The tMap component is configured to join the
movie data and the director data.
Once the movie data and the director data are loaded into the Job, you need
to configure the tMap component to join them to
produce the output you expect.
Procedure
-
Double-click tMap to open its
Map Editor view.
-
Drop the movieID column, the
title column, the releaseYear column and the url column from the left side onto each of the output flow
table.
On the input side (left side) of the Map Editor, each of the two tables represents one of the
input flow, the upper one for the main flow and the lower one for the lookup
flow.
On the output side (right side), the two tables
represent the output flows that you named to out1 and reject when you linked tMap to the two tFileOutputParquet files in
Dropping and linking Spark components.
-
On the input side, drop the directorID column from the main flow table to the Expr.key column of the ID row in the lookup flow table.
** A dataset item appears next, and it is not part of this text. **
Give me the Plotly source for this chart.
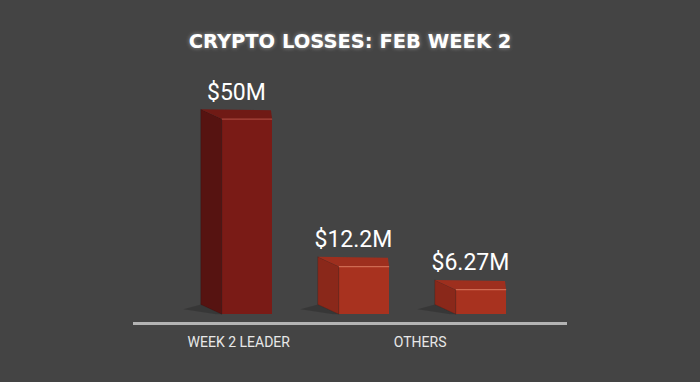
import plotly.graph_objects as go

# ---- data ----
categories = ["Week 2 leader", "Other 1", "Other 2"]
losses_musd = [50, 12.2, 6.27]
tick_labels = ["WEEK 2 LEADER", "OTHERS"]
title_text = "CRYPTO LOSSES: FEB WEEK 2"

# ---- styling / geometry constants ----
positions = list(range(len(losses_musd)))
tick_positions = [-0.07, 1.48]
BAR_W = 0.43
DX = -0.18      # depth offset in x units
DY = 2.5        # depth offset in y units
LABEL_PAD = 1.0
front_cols = ["#7a1b16", "#a8321f", "#a8321f"]
side_cols = ["#561311", "#8a281a", "#8a281a"]
top_cols = ["#701a15", "#9e2f1e", "#9e2f1e"]
edge_cols = ["#a8463c", "#cf6a52", "#cf6a52"]
BG = "#444444"

fig = go.Figure()

# floor shadows
for p, v in zip(positions, losses_musd):
    L = p - BAR_W / 2
    fig.add_trace(go.Scatter(
        x=[L, L + DX, L + DX - 0.15, L - 0.05],
        y=[0, DY, DY * 0.5, 0],
        fill="toself", mode="lines", line=dict(width=0),
        fillcolor="rgba(0,0,0,0.18)", hoverinfo="skip", showlegend=False))

# left side faces
for p, v, c in zip(positions, losses_musd, side_cols):
    L = p - BAR_W / 2
    fig.add_trace(go.Scatter(
        x=[L, L, L + DX, L + DX, L],
        y=[0, v, v + DY, DY, 0],
        fill="toself", mode="lines", line=dict(width=0.6, color="rgba(0,0,0,0.25)"),
        fillcolor=c, hoverinfo="skip", showlegend=False))

# front faces
fig.add_trace(go.Bar(
    x=positions, y=losses_musd, width=BAR_W,
    marker=dict(color=front_cols, line=dict(width=0)),
    hoverinfo="skip", showlegend=False))

# top faces
for p, v, c, e in zip(positions, losses_musd, top_cols, edge_cols):
    L = p - BAR_W / 2
    R = p + BAR_W / 2
    fig.add_trace(go.Scatter(
        x=[L, R, R - 0.01, L + DX, L],
        y=[v, v, v + DY * 0.9, v + DY, v],
        fill="toself", mode="lines", line=dict(width=0),
        fillcolor=c, hoverinfo="skip", showlegend=False))
    fig.add_trace(go.Scatter(
        x=[L, R], y=[v, v], mode="lines",
        line=dict(width=1.2, color=e), hoverinfo="skip", showlegend=False))

# value labels
fig.add_trace(go.Scatter(
    x=[p + DX / 2 for p in positions],
    y=[v + DY + LABEL_PAD for v in losses_musd],
    mode="text",
    text=[f"${v:g}M" for v in losses_musd],
    textposition="top center",
    textfont=dict(family="Roboto", size=23, color="#ffffff"),
    hoverinfo="skip", showlegend=False))

fig.update_layout(
    width=700, height=382,
    margin=dict(l=133, r=133, t=80, b=60),
    paper_bgcolor=BG, plot_bgcolor=BG,
    title=dict(
        text=f"<b>{title_text}</b>", x=0.5, xanchor="center",
        y=1 - 41 / 382, yanchor="middle", yref="container",
        font=dict(family="DejaVu Sans", size=19.5, color="#ffffff",
                  shadow="0px 0px 4px rgba(255,255,255,0.45)")),
    xaxis=dict(
        range=[-0.974, 2.735], showgrid=False, zeroline=False,
        showline=True, linecolor="#b4b4b4", linewidth=2.5,
        tickvals=tick_positions, ticktext=tick_labels, ticks="",
        ticklabelstandoff=5,
        tickfont=dict(family="Roboto", size=14, color="#e8e8e8"),
        fixedrange=True),
    yaxis=dict(range=[-2, 60], visible=False, fixedrange=True),
    bargap=0,
)

fig.write_html("out.html",
               config={"displayModeBar": False},
               post_script="document.body.style.margin='0px';document.body.style.background='#444444';")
This way, the join key between
the main flow and the lookup flow is defined.
-
Drop the directorID column
from the main flow table to the reject table
on the output side and drop the Name column
from the lookup flow table to the out1
table.
From the Schema editor
view in the lower part of the editor, you can see the schemas on both sides
have been automatically completed.
-
On the lookup flow table, click the
button to
display the settings panel for the join operation.
-
In the Join model row, click
the Value column and click the [...] button that is displayed.
The Options window is
displayed.
-
Select Inner join in order to
output only the records that contain join keys that exist in both the main flow
and lookup flow.
-
In the Match Model row, repeat the operations to select
All matches.
-
On the reject output flow
table, click the
button to open the setting panel.
-
In the Catch Lookup inner join
reject row, select true to
output the records that are rejected by the inner join performed on the input
side.
-
Click Apply, then click
OK to validate these changes and accept
the propagation prompted by the pop-up dialog box.
Results
The transformation is now configured to complete the movie data with the
names of their directors and write the movie records that do not contain any
director data into a separate data flow.